Work required:
Data follows below. Repeat exactly the lines between the line holding "Reproduce this chart with Plotly." and the line holding "fig = go.Figure()", inclusive, and nothing more; drop pictures.
━━ Supplied records
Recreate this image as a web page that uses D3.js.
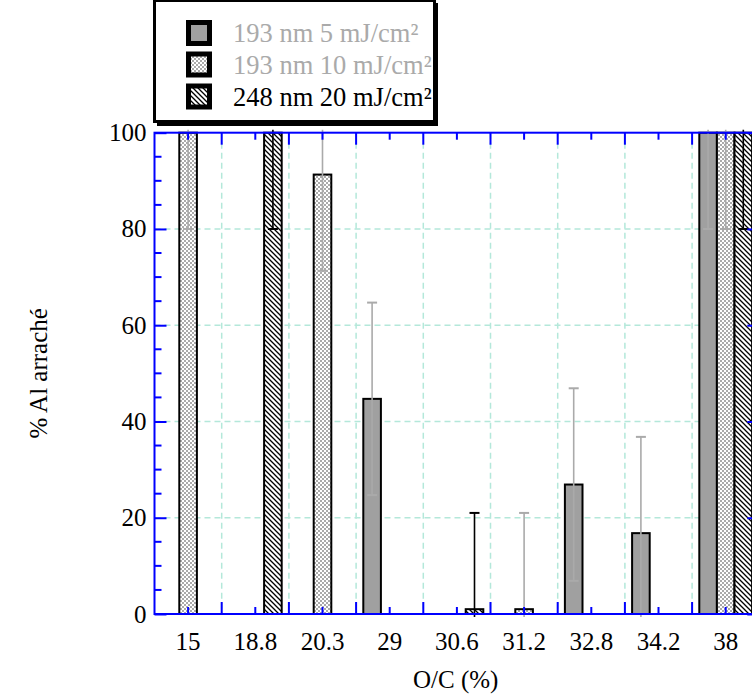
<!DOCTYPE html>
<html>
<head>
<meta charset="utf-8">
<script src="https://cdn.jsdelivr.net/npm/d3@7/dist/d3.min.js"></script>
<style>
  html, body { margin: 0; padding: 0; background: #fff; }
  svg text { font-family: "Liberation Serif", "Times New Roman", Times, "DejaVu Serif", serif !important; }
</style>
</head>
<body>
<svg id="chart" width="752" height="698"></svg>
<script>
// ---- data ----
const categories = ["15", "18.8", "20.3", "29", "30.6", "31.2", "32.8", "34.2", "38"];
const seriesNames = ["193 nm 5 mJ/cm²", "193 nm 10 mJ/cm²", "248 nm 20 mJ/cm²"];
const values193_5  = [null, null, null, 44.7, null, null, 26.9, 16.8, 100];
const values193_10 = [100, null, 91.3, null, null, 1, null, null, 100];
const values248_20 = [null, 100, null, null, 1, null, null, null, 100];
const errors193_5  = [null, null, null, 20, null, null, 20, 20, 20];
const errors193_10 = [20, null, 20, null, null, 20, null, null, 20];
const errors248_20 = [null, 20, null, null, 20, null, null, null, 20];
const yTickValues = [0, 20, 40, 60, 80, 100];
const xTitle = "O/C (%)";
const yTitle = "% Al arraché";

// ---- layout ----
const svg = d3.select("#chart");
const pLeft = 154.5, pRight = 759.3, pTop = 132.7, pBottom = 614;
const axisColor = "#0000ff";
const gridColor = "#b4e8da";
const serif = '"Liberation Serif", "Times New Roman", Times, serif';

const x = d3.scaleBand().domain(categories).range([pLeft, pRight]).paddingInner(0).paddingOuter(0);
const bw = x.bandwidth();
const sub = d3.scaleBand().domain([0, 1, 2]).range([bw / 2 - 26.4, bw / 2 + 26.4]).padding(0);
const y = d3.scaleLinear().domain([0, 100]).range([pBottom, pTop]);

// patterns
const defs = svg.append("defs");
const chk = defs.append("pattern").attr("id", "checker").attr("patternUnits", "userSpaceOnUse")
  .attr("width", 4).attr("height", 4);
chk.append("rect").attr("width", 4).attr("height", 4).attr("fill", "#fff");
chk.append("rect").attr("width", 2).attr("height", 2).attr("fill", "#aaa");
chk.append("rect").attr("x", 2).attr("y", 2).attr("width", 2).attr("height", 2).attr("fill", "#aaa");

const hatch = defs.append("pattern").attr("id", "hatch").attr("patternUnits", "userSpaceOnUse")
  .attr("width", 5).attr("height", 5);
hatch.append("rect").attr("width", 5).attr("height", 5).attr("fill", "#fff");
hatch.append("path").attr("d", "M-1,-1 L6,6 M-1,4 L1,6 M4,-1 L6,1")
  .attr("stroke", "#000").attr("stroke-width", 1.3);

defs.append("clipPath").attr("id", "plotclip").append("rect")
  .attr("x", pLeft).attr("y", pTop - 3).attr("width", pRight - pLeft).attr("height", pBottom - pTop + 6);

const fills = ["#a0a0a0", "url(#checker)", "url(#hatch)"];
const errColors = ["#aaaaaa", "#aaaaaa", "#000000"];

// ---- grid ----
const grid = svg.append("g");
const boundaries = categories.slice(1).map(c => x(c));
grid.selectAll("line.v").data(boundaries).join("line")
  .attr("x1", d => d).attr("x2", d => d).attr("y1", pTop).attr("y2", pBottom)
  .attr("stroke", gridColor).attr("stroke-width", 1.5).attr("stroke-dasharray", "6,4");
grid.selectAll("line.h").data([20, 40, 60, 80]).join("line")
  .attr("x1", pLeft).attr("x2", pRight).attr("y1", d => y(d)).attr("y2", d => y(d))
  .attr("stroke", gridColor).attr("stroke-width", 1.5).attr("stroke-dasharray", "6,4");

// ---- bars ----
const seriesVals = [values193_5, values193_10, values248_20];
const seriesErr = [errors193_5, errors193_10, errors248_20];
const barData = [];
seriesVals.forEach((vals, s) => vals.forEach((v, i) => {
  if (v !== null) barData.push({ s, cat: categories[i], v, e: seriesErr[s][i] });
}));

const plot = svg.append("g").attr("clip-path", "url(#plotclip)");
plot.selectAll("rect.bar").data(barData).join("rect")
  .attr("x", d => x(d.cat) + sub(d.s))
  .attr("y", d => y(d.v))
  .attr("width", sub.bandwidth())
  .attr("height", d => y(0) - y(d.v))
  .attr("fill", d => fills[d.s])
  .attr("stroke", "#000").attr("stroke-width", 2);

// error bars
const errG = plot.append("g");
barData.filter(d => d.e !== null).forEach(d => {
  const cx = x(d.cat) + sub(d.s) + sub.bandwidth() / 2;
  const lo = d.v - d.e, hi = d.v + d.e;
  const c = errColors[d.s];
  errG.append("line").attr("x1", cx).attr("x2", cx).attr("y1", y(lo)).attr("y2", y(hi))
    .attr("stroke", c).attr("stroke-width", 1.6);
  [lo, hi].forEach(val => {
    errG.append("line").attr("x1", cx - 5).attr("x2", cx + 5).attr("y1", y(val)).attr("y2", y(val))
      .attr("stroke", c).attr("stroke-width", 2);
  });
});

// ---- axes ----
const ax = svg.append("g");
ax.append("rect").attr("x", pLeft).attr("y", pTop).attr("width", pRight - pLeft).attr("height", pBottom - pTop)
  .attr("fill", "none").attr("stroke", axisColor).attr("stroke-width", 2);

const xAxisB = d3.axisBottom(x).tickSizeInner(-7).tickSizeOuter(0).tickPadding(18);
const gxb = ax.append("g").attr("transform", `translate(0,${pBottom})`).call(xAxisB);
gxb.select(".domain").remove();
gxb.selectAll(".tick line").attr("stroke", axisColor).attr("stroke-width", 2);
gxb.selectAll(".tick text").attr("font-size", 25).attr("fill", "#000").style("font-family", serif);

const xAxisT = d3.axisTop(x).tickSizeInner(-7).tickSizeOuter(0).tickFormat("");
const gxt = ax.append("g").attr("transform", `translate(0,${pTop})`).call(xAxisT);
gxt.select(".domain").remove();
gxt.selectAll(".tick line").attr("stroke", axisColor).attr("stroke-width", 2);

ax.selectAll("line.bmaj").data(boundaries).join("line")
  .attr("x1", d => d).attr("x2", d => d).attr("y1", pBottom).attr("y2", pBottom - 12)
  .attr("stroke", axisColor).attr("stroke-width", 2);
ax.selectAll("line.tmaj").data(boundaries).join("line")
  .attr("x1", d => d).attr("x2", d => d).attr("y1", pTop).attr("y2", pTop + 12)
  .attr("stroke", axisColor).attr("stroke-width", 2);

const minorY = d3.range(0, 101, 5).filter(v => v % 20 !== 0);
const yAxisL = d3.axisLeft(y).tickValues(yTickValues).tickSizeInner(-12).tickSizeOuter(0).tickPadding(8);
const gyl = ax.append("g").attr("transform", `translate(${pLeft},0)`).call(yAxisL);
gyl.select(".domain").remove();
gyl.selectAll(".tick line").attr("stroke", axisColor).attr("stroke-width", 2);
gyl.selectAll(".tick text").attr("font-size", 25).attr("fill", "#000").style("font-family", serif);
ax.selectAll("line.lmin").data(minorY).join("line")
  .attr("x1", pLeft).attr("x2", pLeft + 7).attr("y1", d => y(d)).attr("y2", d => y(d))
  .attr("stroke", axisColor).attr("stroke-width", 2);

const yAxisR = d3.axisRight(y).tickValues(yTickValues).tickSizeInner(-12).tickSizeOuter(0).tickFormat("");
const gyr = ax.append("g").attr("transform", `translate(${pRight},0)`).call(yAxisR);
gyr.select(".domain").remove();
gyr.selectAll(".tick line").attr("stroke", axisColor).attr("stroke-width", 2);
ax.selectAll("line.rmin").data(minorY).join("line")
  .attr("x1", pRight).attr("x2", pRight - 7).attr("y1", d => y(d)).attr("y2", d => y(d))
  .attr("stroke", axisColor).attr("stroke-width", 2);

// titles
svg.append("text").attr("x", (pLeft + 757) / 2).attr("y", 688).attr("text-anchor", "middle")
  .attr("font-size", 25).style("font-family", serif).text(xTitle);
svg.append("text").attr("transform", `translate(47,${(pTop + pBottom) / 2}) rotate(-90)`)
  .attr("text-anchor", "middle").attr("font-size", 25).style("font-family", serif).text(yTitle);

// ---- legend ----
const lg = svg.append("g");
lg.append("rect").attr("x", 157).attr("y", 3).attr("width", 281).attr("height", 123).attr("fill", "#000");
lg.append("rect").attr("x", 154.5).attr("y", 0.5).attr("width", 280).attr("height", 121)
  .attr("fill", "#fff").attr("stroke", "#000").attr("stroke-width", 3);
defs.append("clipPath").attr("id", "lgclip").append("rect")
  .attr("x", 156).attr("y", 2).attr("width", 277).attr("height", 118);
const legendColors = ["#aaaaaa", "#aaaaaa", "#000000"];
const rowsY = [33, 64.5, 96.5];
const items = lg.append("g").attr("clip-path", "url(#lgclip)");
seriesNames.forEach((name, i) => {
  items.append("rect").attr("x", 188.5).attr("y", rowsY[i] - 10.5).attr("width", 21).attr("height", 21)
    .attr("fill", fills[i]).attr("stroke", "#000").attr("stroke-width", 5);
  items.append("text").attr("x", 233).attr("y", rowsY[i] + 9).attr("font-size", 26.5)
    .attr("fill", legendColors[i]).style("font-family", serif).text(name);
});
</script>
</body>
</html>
━━━━
━━ Supplied records
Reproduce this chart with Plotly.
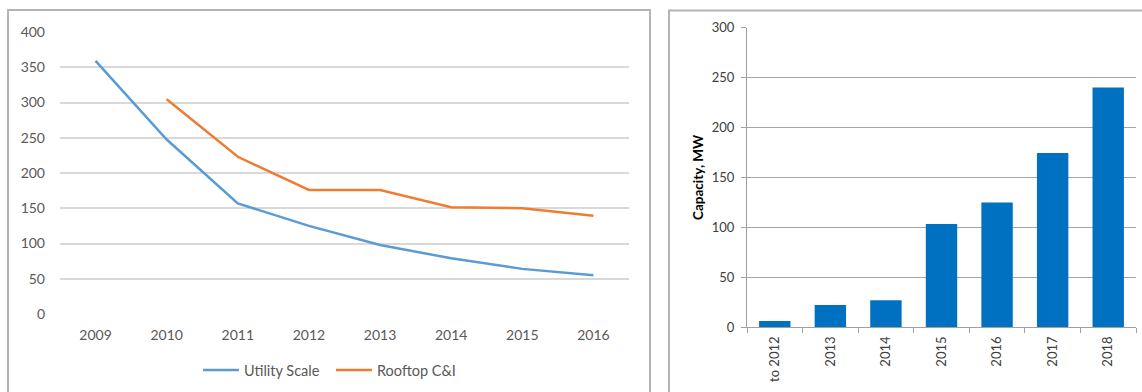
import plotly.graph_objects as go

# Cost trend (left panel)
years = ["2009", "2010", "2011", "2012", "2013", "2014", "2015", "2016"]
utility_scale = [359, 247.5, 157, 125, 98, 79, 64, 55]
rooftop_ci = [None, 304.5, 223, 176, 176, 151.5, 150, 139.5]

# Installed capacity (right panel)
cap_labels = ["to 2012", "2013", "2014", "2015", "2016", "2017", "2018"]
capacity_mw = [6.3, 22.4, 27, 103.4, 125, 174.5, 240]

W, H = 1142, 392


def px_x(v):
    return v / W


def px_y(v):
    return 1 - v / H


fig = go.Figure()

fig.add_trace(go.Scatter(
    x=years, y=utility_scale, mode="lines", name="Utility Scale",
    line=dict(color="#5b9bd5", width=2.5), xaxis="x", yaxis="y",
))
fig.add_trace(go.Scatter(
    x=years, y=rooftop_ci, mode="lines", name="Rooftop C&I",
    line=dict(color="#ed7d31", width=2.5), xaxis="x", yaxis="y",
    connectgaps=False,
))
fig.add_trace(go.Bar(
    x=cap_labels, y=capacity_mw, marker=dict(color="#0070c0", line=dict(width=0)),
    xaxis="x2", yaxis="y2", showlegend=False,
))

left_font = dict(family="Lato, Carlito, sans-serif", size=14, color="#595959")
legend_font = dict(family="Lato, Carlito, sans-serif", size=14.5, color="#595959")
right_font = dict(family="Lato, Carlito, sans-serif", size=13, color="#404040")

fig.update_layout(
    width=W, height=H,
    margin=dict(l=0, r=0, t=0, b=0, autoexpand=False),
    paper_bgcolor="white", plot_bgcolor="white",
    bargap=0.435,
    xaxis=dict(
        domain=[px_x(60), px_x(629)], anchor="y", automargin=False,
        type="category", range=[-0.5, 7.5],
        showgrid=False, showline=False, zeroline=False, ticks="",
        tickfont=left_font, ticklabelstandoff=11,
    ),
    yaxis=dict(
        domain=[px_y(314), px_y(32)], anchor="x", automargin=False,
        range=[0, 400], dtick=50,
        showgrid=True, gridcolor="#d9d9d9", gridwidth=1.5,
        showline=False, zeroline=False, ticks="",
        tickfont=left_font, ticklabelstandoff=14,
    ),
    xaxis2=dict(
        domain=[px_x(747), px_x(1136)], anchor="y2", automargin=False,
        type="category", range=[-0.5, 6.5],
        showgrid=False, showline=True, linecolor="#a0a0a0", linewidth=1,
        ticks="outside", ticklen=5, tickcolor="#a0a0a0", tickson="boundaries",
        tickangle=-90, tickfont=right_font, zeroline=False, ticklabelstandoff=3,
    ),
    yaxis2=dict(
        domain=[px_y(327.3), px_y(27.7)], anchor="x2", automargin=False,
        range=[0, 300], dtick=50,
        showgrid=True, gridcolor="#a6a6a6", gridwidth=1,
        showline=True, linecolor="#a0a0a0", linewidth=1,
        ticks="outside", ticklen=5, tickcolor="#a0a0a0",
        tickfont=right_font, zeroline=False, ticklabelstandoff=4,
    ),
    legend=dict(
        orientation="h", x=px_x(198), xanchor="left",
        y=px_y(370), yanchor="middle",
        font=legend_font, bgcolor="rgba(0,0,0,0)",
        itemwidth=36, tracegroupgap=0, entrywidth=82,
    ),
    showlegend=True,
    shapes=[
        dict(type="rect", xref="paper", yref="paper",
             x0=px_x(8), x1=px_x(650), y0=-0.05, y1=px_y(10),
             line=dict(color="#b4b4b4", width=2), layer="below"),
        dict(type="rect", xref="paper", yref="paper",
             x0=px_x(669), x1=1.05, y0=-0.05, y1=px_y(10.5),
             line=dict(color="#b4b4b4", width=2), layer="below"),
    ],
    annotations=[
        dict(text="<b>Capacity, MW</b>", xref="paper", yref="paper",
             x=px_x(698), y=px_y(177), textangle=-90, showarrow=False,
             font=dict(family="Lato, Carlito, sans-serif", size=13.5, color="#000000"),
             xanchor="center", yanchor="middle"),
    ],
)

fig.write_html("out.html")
━━━━
Solution for this problem:
Reproduce this chart with Plotly.
import plotly.graph_objects as go

# Cost trend (left panel)
years = ["2009", "2010", "2011", "2012", "2013", "2014", "2015", "2016"]
utility_scale = [359, 247.5, 157, 125, 98, 79, 64, 55]
rooftop_ci = [None, 304.5, 223, 176, 176, 151.5, 150, 139.5]

# Installed capacity (right panel)
cap_labels = ["to 2012", "2013", "2014", "2015", "2016", "2017", "2018"]
capacity_mw = [6.3, 22.4, 27, 103.4, 125, 174.5, 240]

W, H = 1142, 392


def px_x(v):
    return v / W


def px_y(v):
    return 1 - v / H


fig = go.Figure()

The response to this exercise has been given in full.